My initial code, which eventually became mlsim, was just a few examples showing how poorly logistic regression and other linear methods (e.g. SVM with linear kernel) were able to fit training samples when applied to data with certain non-linear boundaries.
It is often difficult to explain in simple terms how different machine learning algorithms work, especially to a non-technical audience. To address this issue, I have created the R package mlsim as a teaching tool, which first simulates different data patterns and then demonstrates the ability of various Machine Learning algorithms to fit to the data. The mlsim, package is also a useful tool for data scientists trying to build a spatial intuition of different Machine Learning algorithms.
The mlsim program randomly generates data points marked as little triangles (T) and circles (C) representing two slightly overlapping classes mostly separated by a shaped boundary, such as a circle, square, sinusoid etc. (a circle or square may not exactly be rendered as such depending on the aspect ratio of you plotting area).
mlsim can be downloaded from: https://github.com/jacekko/mlsim_zip/blob/master/mlsim_0.0-1.zip.
To install mlsim place the R binary build file mlsim_0.0-1.zip in your working R directory and run install.packages(“mlsim_0.0-1.zip”, repos=NULL). After loading the package with library(mlsim), the package can be run by typing mlsim() and following the prompts. mlsim has been written in such a way that instead of automatically downloading all the dependencies the user may choose to skip some of the suggested libraries in which case the corresponding options will not appear on the list of algorithms available for demonstration.
The program flow is shown in the figure below.
After the selected algorithm is executed, the diagnostic information generated by ConfusionMatrix from package caret is printed along with a graphical output consisting of two plots, as per the second figure below. The plot on the left-hand side presents the randomly generated data; while the right-hand plot presents the result of the selected data fit. In this example, logistic regression completely fails to separate the classes, and instead classifies everything as C i.e. circles.
Different results are achieved when other algorithms are used, such as recursive partitioning tree (rpart); see below.
Custom class boundaries can be created by a function of two variables x and y which must be named using a name with suffix “_sh”, e.g. the circle class boundary was set by:
circle_sh <- function (x, y, r = 3)
{
return(x^2 + y^2 – r^2)
}
where the parameter r is the radius of the circle selected in such a way that the circle fits in the predefined plotting area.
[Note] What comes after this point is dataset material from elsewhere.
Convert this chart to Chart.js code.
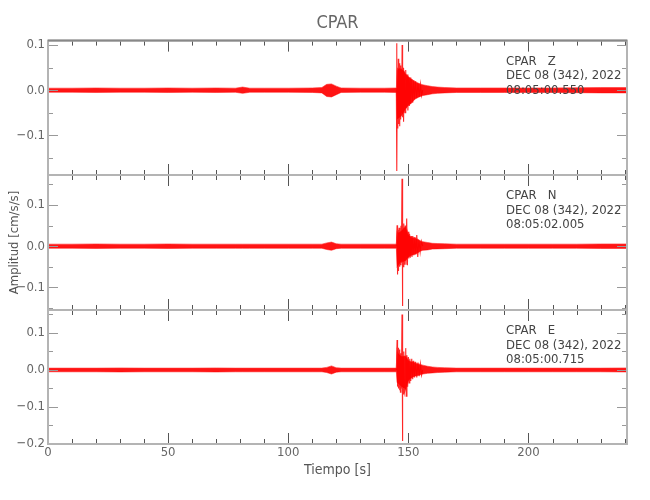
<!DOCTYPE html>
<html>
<head>
<meta charset="utf-8">
<title>CPAR</title>
<script src="https://cdn.jsdelivr.net/npm/chart.js@4.4.0/dist/chart.umd.min.js"></script>
<style>
  body { margin: 0; background: #fff; }
  #wrap { position: relative; width: 650px; height: 500px; }
  #wrap canvas { position: absolute; left: 0; top: 0; }
</style>
</head>
<body>
<div id="wrap">
  <canvas id="chart-z" width="650" height="500"></canvas>
  <canvas id="chart-n" width="650" height="500"></canvas>
  <canvas id="chart-e" width="650" height="500"></canvas>
</div>
<script>
const station = "CPAR";
const components = ["Z", "N", "E"];
const dateLabel = "DEC 08 (342), 2022";
const startTimes = ["08:05:00.550", "08:05:02.005", "08:05:00.715"];

const xTicks = [0, 50, 100, 150, 200];
const zTicks = [-0.1, 0, 0.1];
const nTicks = [-0.1, 0, 0.1];
const eTicks = [-0.2, -0.1, 0, 0.1];

// envelope of the trace (upper / lower amplitude), cm/s/s
const bandTimes = [0, 10, 20, 30, 40, 50, 60, 70, 78, 81, 84, 90, 100, 110, 114, 116, 118, 120, 122, 130, 140, 145,
  145.3, 146, 147, 148, 149, 150, 151, 152, 153, 154, 155, 156, 158, 160, 162, 165, 170, 180, 190, 200, 210, 220, 230, 241];

const zUpper = [0.0045, 0.0045, 0.005, 0.0045, 0.0045, 0.005, 0.0045, 0.005, 0.0045, 0.007, 0.0045, 0.0045, 0.0045, 0.005,
  0.006, 0.013, 0.014, 0.009, 0.005, 0.0045, 0.0045, 0.005,
  0.045, 0.05, 0.048, 0.045, 0.036, 0.03, 0.026, 0.022, 0.019, 0.016, 0.014, 0.012, 0.01, 0.008, 0.007, 0.006,
  0.005, 0.005, 0.005, 0.005, 0.005, 0.0055, 0.006, 0.006];
const zLower = [-0.0045, -0.0045, -0.005, -0.0045, -0.0045, -0.005, -0.0045, -0.005, -0.0045, -0.007, -0.0045, -0.0045, -0.0045, -0.005,
  -0.006, -0.014, -0.015, -0.01, -0.005, -0.0045, -0.0045, -0.005,
  -0.065, -0.062, -0.058, -0.05, -0.04, -0.034, -0.03, -0.024, -0.019, -0.016, -0.014, -0.012, -0.01, -0.008, -0.007, -0.006,
  -0.005, -0.005, -0.005, -0.005, -0.005, -0.0055, -0.006, -0.006];

const nUpper = [0.005, 0.005, 0.0055, 0.005, 0.005, 0.0055, 0.005, 0.005, 0.005, 0.005, 0.005, 0.005, 0.005, 0.005,
  0.005, 0.008, 0.01, 0.006, 0.005, 0.005, 0.005, 0.005,
  0.038, 0.034, 0.038, 0.045, 0.048, 0.03, 0.023, 0.021, 0.02, 0.017, 0.013, 0.011, 0.009, 0.007, 0.0065, 0.006,
  0.005, 0.005, 0.005, 0.005, 0.005, 0.005, 0.0055, 0.0055];
const nLower = [-0.005, -0.005, -0.0055, -0.005, -0.005, -0.0055, -0.005, -0.005, -0.005, -0.005, -0.005, -0.005, -0.005, -0.005,
  -0.005, -0.008, -0.01, -0.006, -0.005, -0.005, -0.005, -0.005,
  -0.052, -0.045, -0.038, -0.038, -0.035, -0.027, -0.023, -0.021, -0.019, -0.016, -0.012, -0.01, -0.009, -0.007, -0.0065, -0.006,
  -0.005, -0.005, -0.005, -0.005, -0.005, -0.005, -0.0055, -0.0055];

const eUpper = [0.005, 0.005, 0.005, 0.0055, 0.005, 0.005, 0.005, 0.0055, 0.005, 0.005, 0.005, 0.005, 0.005, 0.005,
  0.005, 0.007, 0.011, 0.006, 0.005, 0.005, 0.005, 0.005,
  0.06, 0.045, 0.038, 0.038, 0.038, 0.027, 0.023, 0.023, 0.019, 0.017, 0.015, 0.013, 0.01, 0.008, 0.007, 0.006,
  0.005, 0.005, 0.005, 0.005, 0.005, 0.005, 0.005, 0.0055];
const eLower = [-0.005, -0.005, -0.005, -0.0055, -0.005, -0.005, -0.005, -0.0055, -0.005, -0.005, -0.005, -0.005, -0.005, -0.005,
  -0.005, -0.007, -0.011, -0.006, -0.005, -0.005, -0.005, -0.005,
  -0.034, -0.038, -0.045, -0.049, -0.052, -0.03, -0.023, -0.019, -0.016, -0.015, -0.013, -0.011, -0.009, -0.008, -0.007, -0.006,
  -0.005, -0.005, -0.005, -0.005, -0.005, -0.005, -0.005, -0.0055];

// individual swings of the P/S arrivals and early coda
const zPeakT = [145.0, 145.1, 145.25, 145.4, 145.6, 145.8, 146.0, 146.2, 146.4, 146.6, 146.8, 147.0, 147.2, 147.4, 147.6,
  147.8, 148.0, 148.3, 148.6, 148.9, 149.2, 149.5, 149.8, 150.1, 150.4, 150.7, 151.0, 151.4, 151.8, 152.2, 152.6, 153.0,
  153.5, 154.0, 154.5, 155.0, 155.5, 156.0];
const zPeakV = [0, 0.104, -0.179, 0.05, -0.085, 0.07, -0.075, 0.06, -0.08, 0.055, -0.065, 0.045, -0.05, 0.1, -0.06,
  0.05, -0.07, 0.04, -0.05, 0.045, -0.04, 0.035, -0.045, 0.03, -0.035, 0.028, -0.03, 0.025, -0.028, 0.022, -0.02, 0.02,
  -0.018, 0.016, -0.015, 0.013, -0.012, 0];

const nPeakT = [145.0, 145.3, 145.5, 145.7, 145.9, 146.1, 146.3, 146.5, 146.7, 146.9, 147.1, 147.35, 147.5, 147.7, 147.9,
  148.1, 148.4, 148.7, 149.0, 149.3, 149.6, 149.9, 150.2, 150.5, 150.8, 151.1, 151.5, 151.9, 152.3, 152.7, 153.1, 153.5,
  153.9, 154.4, 154.9, 155.4, 156.0];
const nPeakV = [0, 0.051, -0.069, 0.04, -0.06, 0.045, -0.05, 0.035, -0.045, 0.05, -0.04, 0.164, -0.145, 0.04, -0.05,
  0.055, -0.045, 0.05, -0.045, 0.067, -0.046, 0.035, -0.03, 0.03, -0.028, 0.025, -0.026, 0.024, -0.022, 0.022, -0.02, 0.027,
  -0.026, 0.015, -0.014, 0.012, 0];

const ePeakT = [145.0, 145.3, 145.5, 145.7, 145.9, 146.1, 146.3, 146.5, 146.7, 146.9, 147.1, 147.35, 147.5, 147.7, 147.9,
  148.1, 148.4, 148.7, 148.9, 149.1, 149.4, 149.7, 150.0, 150.3, 150.6, 151.0, 151.4, 151.8, 152.2, 152.6, 153.0, 153.5,
  154.0, 154.5, 155.0, 155.5, 156.0];
const ePeakV = [0, 0.081, -0.045, 0.06, -0.05, 0.055, -0.055, 0.05, -0.06, 0.045, -0.05, 0.15, -0.192, 0.04, -0.065,
  0.05, -0.06, -0.05, 0.059, -0.071, 0.04, -0.045, 0.035, -0.035, 0.03, -0.03, 0.03, -0.025, 0.025, -0.02, 0.022, -0.02,
  0.02, -0.017, 0.016, -0.014, 0];

const FONT = "'Liberation Sans Narrow', 'DejaVu Sans Condensed', 'Liberation Sans', sans-serif";
const TRACE = "rgba(255, 0, 0, 0.92)";

function toPoints(times, values) {
  return times.map((t, i) => ({ x: t, y: values[i] }));
}

function fmtTick(v) {
  if (Math.abs(v) < 1e-9) return "0.0";
  return v < 0 ? "\u2212" + Math.abs(v).toFixed(1) : v.toFixed(1);
}

// inward ticks on all four sides + grey frame
const panelFrame = {
  id: "panelFrame",
  afterDatasetsDraw(chart, args, opts) {
    const { ctx, chartArea: a } = chart;
    const xs = chart.scales.x;
    const ys = chart.scales.y;
    ctx.save();
    ctx.lineWidth = 1;
    ctx.strokeStyle = "#555";
    ctx.beginPath();
    for (let t = 0; t <= xs.max; t += 10) {
      const px = Math.round(xs.getPixelForValue(t)) + 0.5;
      const len = xTicks.includes(t) ? 11 : 5;
      ctx.moveTo(px, a.top); ctx.lineTo(px, a.top + len);
      ctx.moveTo(px, a.bottom); ctx.lineTo(px, a.bottom - len);
    }
    ctx.stroke();

    ctx.strokeStyle = "#999";
    ctx.beginPath();
    for (let k = Math.ceil(ys.min / 0.05 - 1e-6); k * 0.05 <= ys.max + 1e-6; k++) {
      const py = Math.round(ys.getPixelForValue(k * 0.05)) + 0.5;
      const len = k % 2 === 0 ? 10 : 5;
      ctx.moveTo(a.left, py); ctx.lineTo(a.left + len, py);
      ctx.moveTo(a.right, py); ctx.lineTo(a.right - len, py);
    }
    ctx.stroke();

    ctx.lineWidth = 2;
    ctx.strokeStyle = "#b4b4b4";
    ctx.strokeRect(a.left, a.top, a.width, a.height);
    if (opts.topColor) {
      ctx.strokeStyle = opts.topColor;
      ctx.beginPath();
      ctx.moveTo(a.left, a.top); ctx.lineTo(a.right, a.top);
      ctx.stroke();
    }
    ctx.restore();
  }
};

const stationText = {
  id: "stationText",
  afterDatasetsDraw(chart, args, opts) {
    const { ctx, chartArea: a } = chart;
    ctx.save();
    ctx.font = "13px " + FONT;
    ctx.fillStyle = "#444";
    ctx.textBaseline = "middle";
    opts.lines.forEach((txt, i) => ctx.fillText(txt, a.left + 458, a.top + 21 + i * 14.5));
    ctx.restore();
  }
};

function makePanel(id, idx, upper, lower, peakT, peakV, yMin, yMax, yTicks, extra) {
  const lineStyle = { pointRadius: 0, tension: 0, borderWidth: 1 };
  const showX = !!extra.showX;

  return new Chart(document.getElementById(id), {
    type: "line",
    data: {
      datasets: [
        { ...lineStyle, data: toPoints(bandTimes, upper), fill: "+1", backgroundColor: TRACE, borderColor: "rgba(255, 50, 50, 0.6)" },
        { ...lineStyle, data: toPoints(bandTimes, lower), fill: false, borderColor: "rgba(255, 50, 50, 0.6)" },
        { ...lineStyle, data: toPoints(peakT, peakV), fill: false, borderColor: "rgba(255, 0, 0, 0.85)", borderWidth: 1.1 }
      ]
    },
    options: {
      responsive: false,
      animation: false,
      layout: { padding: extra.padding },
      scales: {
        x: {
          type: "linear",
          min: 0,
          max: 241,
          display: showX,
          afterBuildTicks: (s) => { s.ticks = xTicks.map(v => ({ value: v })); },
          afterFit: (s) => { if (showX) s.height = 56; },
          ticks: { autoSkip: false, maxRotation: 0, padding: 1, color: "#666", font: { family: FONT, size: 13 } },
          grid: { display: false, drawTicks: false },
          border: { display: false },
          title: {
            display: showX,
            text: "Tiempo [s]",
            color: "#555",
            font: { family: FONT, size: 14 },
            padding: { top: 0, bottom: 21 }
          }
        },
        y: {
          type: "linear",
          min: yMin,
          max: yMax,
          afterBuildTicks: (s) => { s.ticks = yTicks.map(v => ({ value: v })); },
          afterFit: (s) => { s.width = 48; },
          ticks: { padding: 3, color: "#666", font: { family: FONT, size: 13 }, callback: fmtTick },
          grid: { display: false, drawTicks: false },
          border: { display: false },
          title: {
            display: !!extra.yTitle,
            text: extra.yTitle || "",
            color: "#555",
            font: { family: FONT, size: 13 },
            padding: { top: 7, bottom: 0 }
          }
        }
      },
      plugins: {
        legend: { display: false },
        tooltip: { enabled: false },
        title: {
          display: !!extra.title,
          text: extra.title || "",
          fullSize: false,
          color: "#666",
          font: { family: FONT, size: 18, weight: "normal" },
          padding: { top: 13, bottom: 6 }
        },
        panelFrame: { topColor: extra.topColor },
        stationText: { lines: [station + "   " + components[idx], dateLabel, startTimes[idx]] }
      }
    },
    plugins: [panelFrame, stationText]
  });
}

makePanel("chart-z", 0, zUpper, zLower, zPeakT, zPeakV, -0.188, 0.110, zTicks,
  { title: station, topColor: "#888", padding: { top: 0, left: 0, right: 23, bottom: 325 } });
makePanel("chart-n", 1, nUpper, nLower, nPeakT, nPeakV, -0.155, 0.173, nTicks,
  { yTitle: "Amplitud [cm/s/s]", padding: { top: 175, left: 0, right: 23, bottom: 190 } });
makePanel("chart-e", 2, eUpper, eLower, ePeakT, ePeakV, -0.200, 0.162, eTicks,
  { showX: true, padding: { top: 310, left: 0, right: 23, bottom: 0 } });
</script>
</body>
</html>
The reader may try the example below.
myshape_sh <- function(x, y)
{
if(y != 0)
z = x/y
else
z = 0
return(z)
}
The function myshape_sh will be found by mlsim when you restart it and will appear on the list of shapes.
It should be highlighted, that although selecting an algorithm with good fit to the training data is an important part of a data science project, it does not guarantee that it will work well with a new data set. Even if an algorithm is flexible enough to capture complex data patterns in one data set, this may be due to over-fitting and may result in poor predictions when applied to a new data set. Regardless of prior performance, it is critical to split the available data into training and validation subsets and perform hyper-parameter tuning and cross-validation to minimise the likelihood of over-fitting.